» SET PROBLEM:
In the material below, please retype the lines from the very first through the one with "XAxis, YAxis, CartesianGrid", exactly and without pictures.

» RECORDED INFORMATION:

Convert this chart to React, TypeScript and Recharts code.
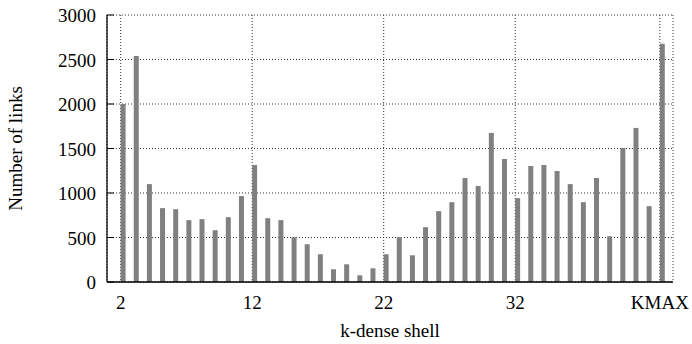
import React from 'react';
import { BarChart, Bar, XAxis, YAxis, CartesianGrid } from 'recharts';

const shells = [2, 3, 4, 5, 6, 7, 8, 9, 10, 11, 12, 13, 14, 15, 16, 17, 18, 19, 20, 21, 22, 23, 24, 25, 26, 27, 28, 29, 30, 31, 32, 33, 34, 35, 36, 37, 38, 39, 40, 41, 42, 43];
const links = [2000, 2540, 1100, 830, 818, 695, 706, 582, 728, 965, 1314, 717, 695, 503, 424, 312, 143, 199, 75, 154, 312, 503, 300, 616, 796, 897, 1168, 1078, 1675, 1382, 942, 1303, 1314, 1247, 1100, 897, 1168, 514, 1506, 1731, 852, 2677];
const xTicks = [2, 12, 22, 32, 43];
const xTickLabels = ['2', '12', '22', '32', 'KMAX'];
const yTicks = [0, 500, 1000, 1500, 2000, 2500, 3000];

const data = shells.map((k, i) => ({ k, links: links[i] }));

const FONT = '"Liberation Serif", "Times New Roman", serif';

const XTick = (props: any) => {
  const { x, y, payload } = props;
  const idx = xTicks.indexOf(payload.value);
  return (
    <text x={x} y={y + 26.5} textAnchor="middle" fontFamily={FONT} fontSize={19} fill="#000">
      {idx >= 0 ? xTickLabels[idx] : payload.value}
    </text>
  );
};

const YTick = (props: any) => {
  const { x, y, payload } = props;
  return (
    <g>
      <line x1={x} y1={y} x2={x + 7} y2={y} stroke="#000" strokeWidth={1} />
      <text x={x - 11} y={y + 7} textAnchor="end" fontFamily={FONT} fontSize={19} fill="#000">
        {payload.value}
      </text>
    </g>
  );
};

const BarShape = (props: any) => {
  const { x, y, width, height } = props;
  if (!height || height <= 0) return null;
  return <rect x={x + width / 2} y={y} width={width} height={height} fill="#808080" />;
};

const YLabel = (props: any) => {
  const vb = props.viewBox || {};
  const cy = vb.y + vb.height / 2;
  return (
    <text x={22} y={cy} transform={`rotate(-90, 22, ${cy})`} textAnchor="middle" fontFamily={FONT} fontSize={19} fill="#000">
      Number of links
    </text>
  );
};

const XLabel = (props: any) => {
  const vb = props.viewBox || {};
  const cx = vb.x + vb.width / 2;
  return (
    <text x={cx} y={337} textAnchor="middle" fontFamily={FONT} fontSize={19} fill="#000">
      k-dense shell
    </text>
  );
};

export default function App() {
  return (
    <div style={{ position: 'absolute', left: 0, top: 0, background: '#fff' }}>
      <BarChart width={692} height={344} data={data} margin={{ top: 15, right: 19, bottom: 0, left: 0 }}>
        <CartesianGrid stroke="#333" strokeDasharray="1 2" strokeWidth={1} />
        <XAxis
          dataKey="k"
          type="number"
          domain={[0.96, 44]}
          allowDataOverflow
          ticks={xTicks}
          interval={0}
          tickSize={0}
          tickMargin={0}
          tickLine={false}
          axisLine={{ stroke: '#000', strokeWidth: 1.3 }}
          tick={<XTick />}
          height={62}
          label={<XLabel />}
        />
        <YAxis
          type="number"
          domain={[0, 3000]}
          ticks={yTicks}
          interval={0}
          tickSize={0}
          tickMargin={0}
          tickLine={false}
          axisLine={{ stroke: '#000', strokeWidth: 1.3 }}
          tick={<YTick />}
          width={107}
          label={<YLabel />}
        />
        <Bar dataKey="links" barSize={5} isAnimationActive={false} shape={<BarShape />} />
      </BarChart>
    </div>
  );
}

» COMPLETE OUTPUT:
Convert this chart to React, TypeScript and Recharts code.
import React from 'react';
import { BarChart, Bar, XAxis, YAxis, CartesianGrid } from 'recharts';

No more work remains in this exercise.